* **INSTRUCTIONS TO FOLLOW**:
Write out the records beneath this line exactly as they appear, minus any images.

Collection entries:
++++++++++++++++++++

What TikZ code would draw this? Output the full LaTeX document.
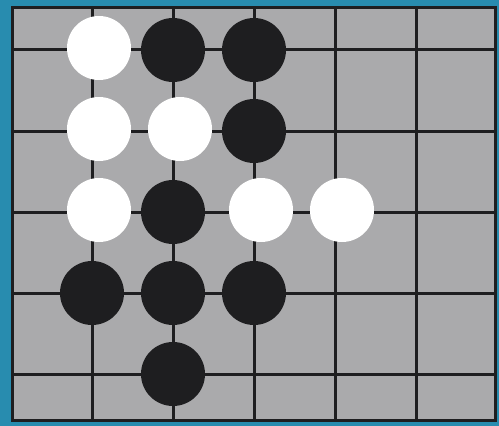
\documentclass[tikz,border=0pt]{standalone}
\definecolor{tealframe}{RGB}{40,140,175}
\definecolor{boardgray}{RGB}{170,170,172}
\definecolor{ink}{RGB}{30,30,32}
\tikzset{
    stone/.style={circle, minimum size=3.2cm, inner sep=0pt},
    black stone/.style={stone, fill=ink},
    white stone/.style={stone, fill=white, xshift=0.35cm, yshift=0.1cm},
    gridline/.style={ink, line width=0.15cm}
}
\begin{document}
\begin{tikzpicture}[x=0.05cm, y=-0.05cm]
    \fill[tealframe] (0,0) rectangle (499,426);
    \draw[gridline, fill=boardgray] (12,8) rectangle (495,420);
    \foreach \i in {0,...,4} {
        \draw[gridline] (92+81*\i, 8) -- (92+81*\i, 420);
        \draw[gridline] (12, 50+81*\i) -- (495, 50+81*\i);
    }
    % stones: column/row from the upper left intersection
    \foreach \c/\r in {1/0, 2/0, 2/1, 1/2, 0/3, 1/3, 2/3, 1/4}
        \node[black stone] (b\c\r) at (92+81*\c, 50+81*\r) {};
    \foreach \c/\r in {0/0, 0/1, 1/1, 0/2, 2/2, 3/2}
        \node[white stone] (w\c\r) at (92+81*\c, 50+81*\r) {};
\end{tikzpicture}
\end{document}
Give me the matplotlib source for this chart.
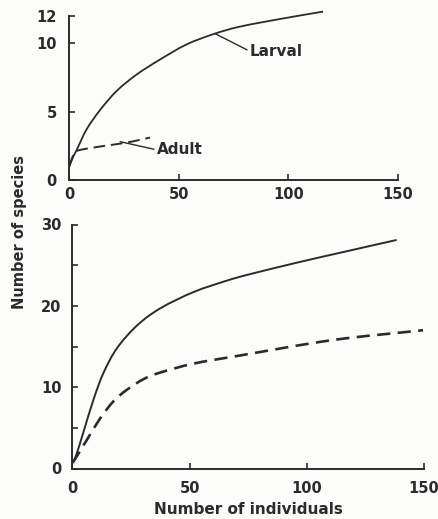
import matplotlib
matplotlib.use("Agg")
import matplotlib.pyplot as plt
import numpy as np
from matplotlib.path import Path
from matplotlib.patches import PathPatch

# ---- data ----
top_larval_x = [0, 1.8, 3.4, 7.9, 14.0, 21.6, 30.7, 41.4, 53.5, 65.7, 77.8, 97.6, 115.8]
top_larval_y = [1.0, 1.7, 2.2, 3.7, 5.1, 6.5, 7.7, 8.8, 9.9, 10.65, 11.2, 11.8, 12.3]
top_adult_x = [0, 1.5, 3.0, 10.2, 20.8, 28.4, 36.8]
top_adult_y = [1.0, 1.7, 2.1, 2.35, 2.6, 2.8, 3.1]

bot_solid_x = [0, 1.3, 4.8, 9.1, 13.3, 19.0, 27.6, 37.5, 51.7, 65.9, 75.8, 97.1, 118.4, 138.3]
bot_solid_y = [0.8, 1.4, 4.6, 8.6, 11.8, 14.8, 17.6, 19.7, 21.7, 23.1, 23.9, 25.4, 26.8, 28.1]
bot_dash_x = [0, 1.3, 6.3, 11.9, 17.6, 23.3, 30.4, 37.5, 51.7, 71.6, 111.2, 149.6]
bot_dash_y = [0.7, 1.25, 3.6, 6.2, 8.3, 9.7, 11.0, 11.8, 12.9, 13.9, 15.8, 17.0]

top_xticks = [0, 50, 100, 150]
top_yticks = [0, 5, 10, 12]
bot_xticks = [0, 50, 100, 150]
bot_yticks = [0, 5, 10, 15, 20, 25, 30]
bot_ylabels = ["0", "", "10", "", "20", "", "30"]

INK = "#2b2b2b"
plt.rcParams["font.family"] = ["DejaVu Sans"]
plt.rcParams["font.weight"] = "bold"

fig = plt.figure(figsize=(4.39, 5.19), dpi=100, facecolor="#fcfcfb")
W, H = 439, 519


def smooth_curve(ax, xs, ys, **kw):
    """Draw a smooth (Catmull-Rom) curve through the read points."""
    pts = np.column_stack([xs, ys]).astype(float)
    P = np.vstack([2 * pts[0] - pts[1], pts, 2 * pts[-1] - pts[-2]])
    verts = [pts[0]]
    codes = [Path.MOVETO]
    for i in range(1, len(P) - 2):
        p0, p1, p2, p3 = P[i - 1], P[i], P[i + 1], P[i + 2]
        verts += [p1 + (p2 - p0) / 6.0, p2 - (p3 - p1) / 6.0, p2]
        codes += [Path.CURVE4] * 3
    patch = PathPatch(Path(verts, codes), fill=False, clip_on=False,
                      capstyle="butt", joinstyle="round", **kw)
    ax.add_patch(patch)
    return patch


def style(ax):
    for s in ("top", "right"):
        ax.spines[s].set_visible(False)
    for s in ("left", "bottom"):
        ax.spines[s].set_color(INK)
        ax.spines[s].set_linewidth(1.4)
    ax.set_facecolor("none")
    ax.tick_params(direction="in", length=4, width=1.2, colors=INK,
                   labelsize=10.5, labelcolor=INK)
    for lab in ax.get_xticklabels() + ax.get_yticklabels():
        lab.set_fontweight("bold")


ax1 = fig.add_axes([69.3 / W, (H - 180) / H, (398 - 69.3) / W, (180 - 15.7) / H])
ax1.set_xlim(0, 150)
ax1.set_ylim(0, 12)
ax1.set_xticks(top_xticks)
ax1.set_yticks(top_yticks)
smooth_curve(ax1, top_larval_x, top_larval_y, edgecolor=INK, lw=1.3)
smooth_curve(ax1, top_adult_x, top_adult_y, edgecolor=INK, lw=1.4,
             linestyle=(0, (6, 3)))
style(ax1)
ax1.tick_params(axis="x", pad=5)
ax1.tick_params(axis="y", pad=9)
ax1.annotate("Larval", xy=(66.4, 10.7), xytext=(82.4, 9.4), fontsize=11,
             fontweight="bold", color=INK, va="center", ha="left",
             arrowprops=dict(arrowstyle="-", color=INK, lw=1.0,
                             shrinkA=0, shrinkB=0, relpos=(0, 0.5)))
ax1.annotate("Adult", xy=(23.2, 2.8), xytext=(39.9, 2.2), fontsize=11,
             fontweight="bold", color=INK, va="center", ha="left",
             arrowprops=dict(arrowstyle="-", color=INK, lw=1.0,
                             shrinkA=0, shrinkB=0, relpos=(0, 0.5)))

ax2 = fig.add_axes([72.5 / W, (H - 468.5) / H, (424 - 72.5) / W, (468.5 - 224.5) / H])
ax2.set_xlim(0, 150)
ax2.set_ylim(0, 30)
ax2.set_xticks(bot_xticks)
ax2.set_yticks(bot_yticks)
ax2.set_yticklabels(bot_ylabels)
smooth_curve(ax2, bot_solid_x, bot_solid_y, edgecolor=INK, lw=1.4)
smooth_curve(ax2, bot_dash_x, bot_dash_y, edgecolor=INK, lw=1.9,
             linestyle=(0, (5, 2.8)))
style(ax2)
ax2.tick_params(axis="x", pad=9)
ax2.tick_params(axis="y", pad=8)
ax2.set_xlabel("Number of individuals", fontsize=11, fontweight="bold",
               color=INK, labelpad=4)

fig.text(20 / W, 1 - 232 / H, "Number of species", rotation=90, fontsize=10.5,
         fontweight="bold", color=INK, ha="center", va="center")

fig.savefig("out.png", dpi=100, facecolor=fig.get_facecolor())
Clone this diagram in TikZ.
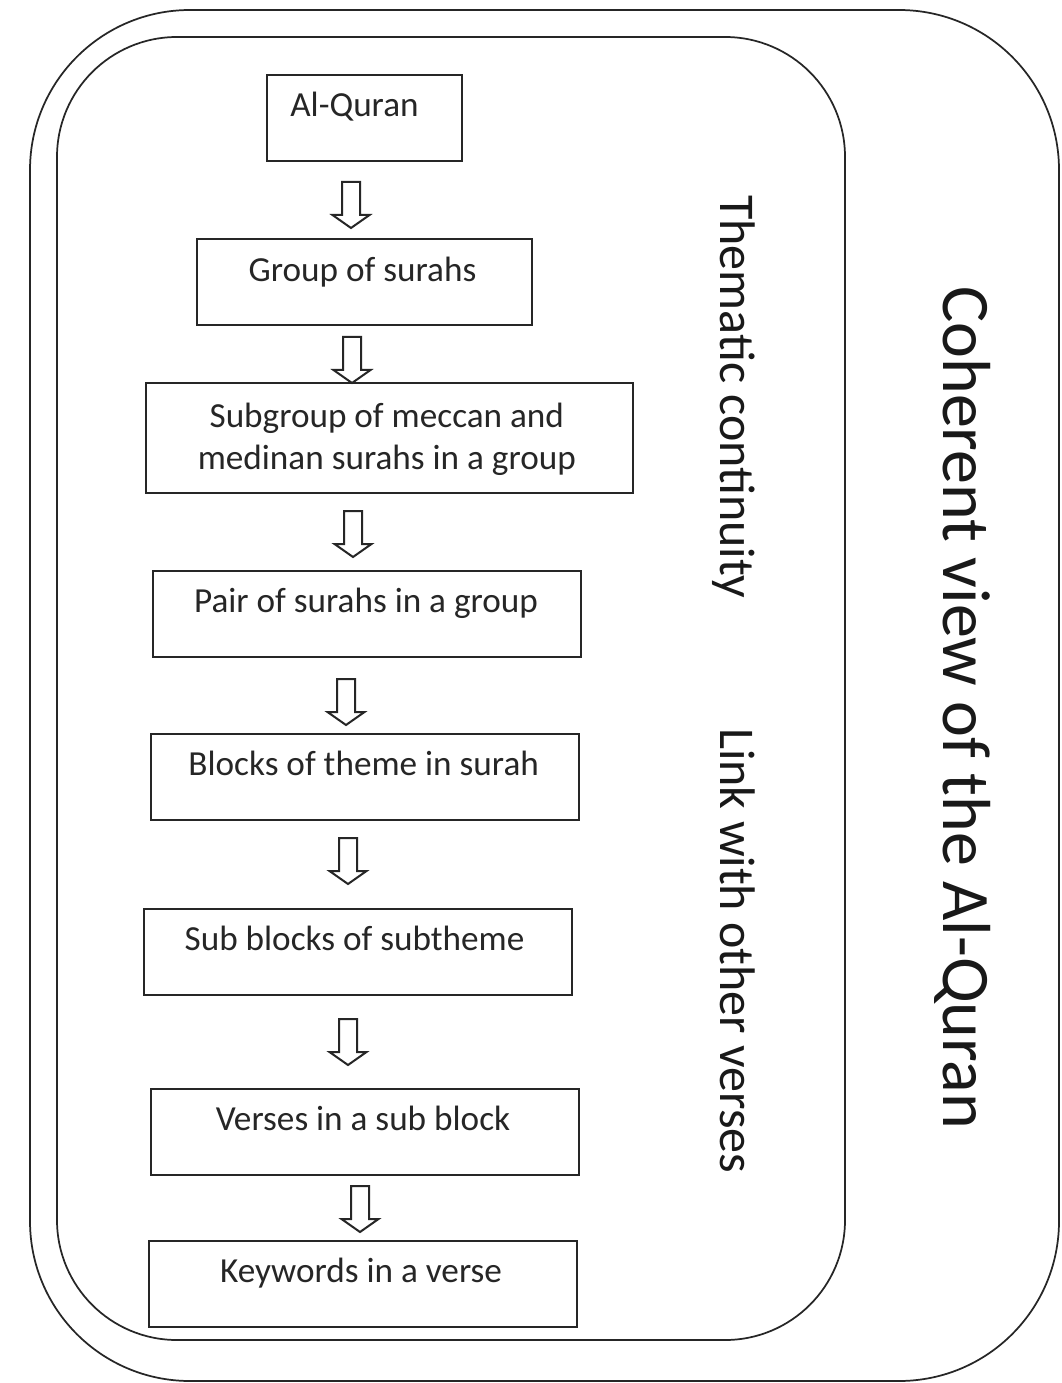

++++++++++++++++++++

* **SOLUTION**:
What TikZ code would draw this? Output the full LaTeX document.
\documentclass[tikz,border=0pt]{standalone}
\definecolor{tealframe}{RGB}{40,140,175}
\definecolor{boardgray}{RGB}{170,170,172}
\definecolor{ink}{RGB}{30,30,32}
\tikzset{
    stone/.style={circle, minimum size=3.2cm, inner sep=0pt},
    black stone/.style={stone, fill=ink},
    white stone/.style={stone, fill=white, xshift=0.35cm, yshift=0.1cm},
    gridline/.style={ink, line width=0.15cm}
}
\begin{document}
\begin{tikzpicture}[x=0.05cm, y=-0.05cm]
    \fill[tealframe] (0,0) rectangle (499,426);
    \draw[gridline, fill=boardgray] (12,8) rectangle (495,420);
    \foreach \i in {0,...,4} {
        \draw[gridline] (92+81*\i, 8) -- (92+81*\i, 420);
        \draw[gridline] (12, 50+81*\i) -- (495, 50+81*\i);
    }
    % stones: column/row from the upper left intersection
    \foreach \c/\r in {1/0, 2/0, 2/1, 1/2, 0/3, 1/3, 2/3, 1/4}
        \node[black stone] (b\c\r) at (92+81*\c, 50+81*\r) {};
    \foreach \c/\r in {0/0, 0/1, 1/1, 0/2, 2/2, 3/2}
        \node[white stone] (w\c\r) at (92+81*\c, 50+81*\r) {};
\end{tikzpicture}
\end{document}
Give me the matplotlib source for this chart.
import matplotlib
matplotlib.use("Agg")
import matplotlib.pyplot as plt
import numpy as np
from matplotlib.path import Path
from matplotlib.patches import PathPatch

# ---- data ----
top_larval_x = [0, 1.8, 3.4, 7.9, 14.0, 21.6, 30.7, 41.4, 53.5, 65.7, 77.8, 97.6, 115.8]
top_larval_y = [1.0, 1.7, 2.2, 3.7, 5.1, 6.5, 7.7, 8.8, 9.9, 10.65, 11.2, 11.8, 12.3]
top_adult_x = [0, 1.5, 3.0, 10.2, 20.8, 28.4, 36.8]
top_adult_y = [1.0, 1.7, 2.1, 2.35, 2.6, 2.8, 3.1]

bot_solid_x = [0, 1.3, 4.8, 9.1, 13.3, 19.0, 27.6, 37.5, 51.7, 65.9, 75.8, 97.1, 118.4, 138.3]
bot_solid_y = [0.8, 1.4, 4.6, 8.6, 11.8, 14.8, 17.6, 19.7, 21.7, 23.1, 23.9, 25.4, 26.8, 28.1]
bot_dash_x = [0, 1.3, 6.3, 11.9, 17.6, 23.3, 30.4, 37.5, 51.7, 71.6, 111.2, 149.6]
bot_dash_y = [0.7, 1.25, 3.6, 6.2, 8.3, 9.7, 11.0, 11.8, 12.9, 13.9, 15.8, 17.0]

top_xticks = [0, 50, 100, 150]
top_yticks = [0, 5, 10, 12]
bot_xticks = [0, 50, 100, 150]
bot_yticks = [0, 5, 10, 15, 20, 25, 30]
bot_ylabels = ["0", "", "10", "", "20", "", "30"]

INK = "#2b2b2b"
plt.rcParams["font.family"] = ["DejaVu Sans"]
plt.rcParams["font.weight"] = "bold"

fig = plt.figure(figsize=(4.39, 5.19), dpi=100, facecolor="#fcfcfb")
W, H = 439, 519


def smooth_curve(ax, xs, ys, **kw):
    """Draw a smooth (Catmull-Rom) curve through the read points."""
    pts = np.column_stack([xs, ys]).astype(float)
    P = np.vstack([2 * pts[0] - pts[1], pts, 2 * pts[-1] - pts[-2]])
    verts = [pts[0]]
    codes = [Path.MOVETO]
    for i in range(1, len(P) - 2):
        p0, p1, p2, p3 = P[i - 1], P[i], P[i + 1], P[i + 2]
        verts += [p1 + (p2 - p0) / 6.0, p2 - (p3 - p1) / 6.0, p2]
        codes += [Path.CURVE4] * 3
    patch = PathPatch(Path(verts, codes), fill=False, clip_on=False,
                      capstyle="butt", joinstyle="round", **kw)
    ax.add_patch(patch)
    return patch


def style(ax):
    for s in ("top", "right"):
        ax.spines[s].set_visible(False)
    for s in ("left", "bottom"):
        ax.spines[s].set_color(INK)
        ax.spines[s].set_linewidth(1.4)
    ax.set_facecolor("none")
    ax.tick_params(direction="in", length=4, width=1.2, colors=INK,
                   labelsize=10.5, labelcolor=INK)
    for lab in ax.get_xticklabels() + ax.get_yticklabels():
        lab.set_fontweight("bold")


ax1 = fig.add_axes([69.3 / W, (H - 180) / H, (398 - 69.3) / W, (180 - 15.7) / H])
ax1.set_xlim(0, 150)
ax1.set_ylim(0, 12)
ax1.set_xticks(top_xticks)
ax1.set_yticks(top_yticks)
smooth_curve(ax1, top_larval_x, top_larval_y, edgecolor=INK, lw=1.3)
smooth_curve(ax1, top_adult_x, top_adult_y, edgecolor=INK, lw=1.4,
             linestyle=(0, (6, 3)))
style(ax1)
ax1.tick_params(axis="x", pad=5)
ax1.tick_params(axis="y", pad=9)
ax1.annotate("Larval", xy=(66.4, 10.7), xytext=(82.4, 9.4), fontsize=11,
             fontweight="bold", color=INK, va="center", ha="left",
             arrowprops=dict(arrowstyle="-", color=INK, lw=1.0,
                             shrinkA=0, shrinkB=0, relpos=(0, 0.5)))
ax1.annotate("Adult", xy=(23.2, 2.8), xytext=(39.9, 2.2), fontsize=11,
             fontweight="bold", color=INK, va="center", ha="left",
             arrowprops=dict(arrowstyle="-", color=INK, lw=1.0,
                             shrinkA=0, shrinkB=0, relpos=(0, 0.5)))

ax2 = fig.add_axes([72.5 / W, (H - 468.5) / H, (424 - 72.5) / W, (468.5 - 224.5) / H])
ax2.set_xlim(0, 150)
ax2.set_ylim(0, 30)
ax2.set_xticks(bot_xticks)
ax2.set_yticks(bot_yticks)
ax2.set_yticklabels(bot_ylabels)
smooth_curve(ax2, bot_solid_x, bot_solid_y, edgecolor=INK, lw=1.4)
smooth_curve(ax2, bot_dash_x, bot_dash_y, edgecolor=INK, lw=1.9,
             linestyle=(0, (5, 2.8)))
style(ax2)
ax2.tick_params(axis="x", pad=9)
ax2.tick_params(axis="y", pad=8)
ax2.set_xlabel("Number of individuals", fontsize=11, fontweight="bold",
               color=INK, labelpad=4)

fig.text(20 / W, 1 - 232 / H, "Number of species", rotation=90, fontsize=10.5,
         fontweight="bold", color=INK, ha="center", va="center")

fig.savefig("out.png", dpi=100, facecolor=fig.get_facecolor())
Clone this diagram in TikZ.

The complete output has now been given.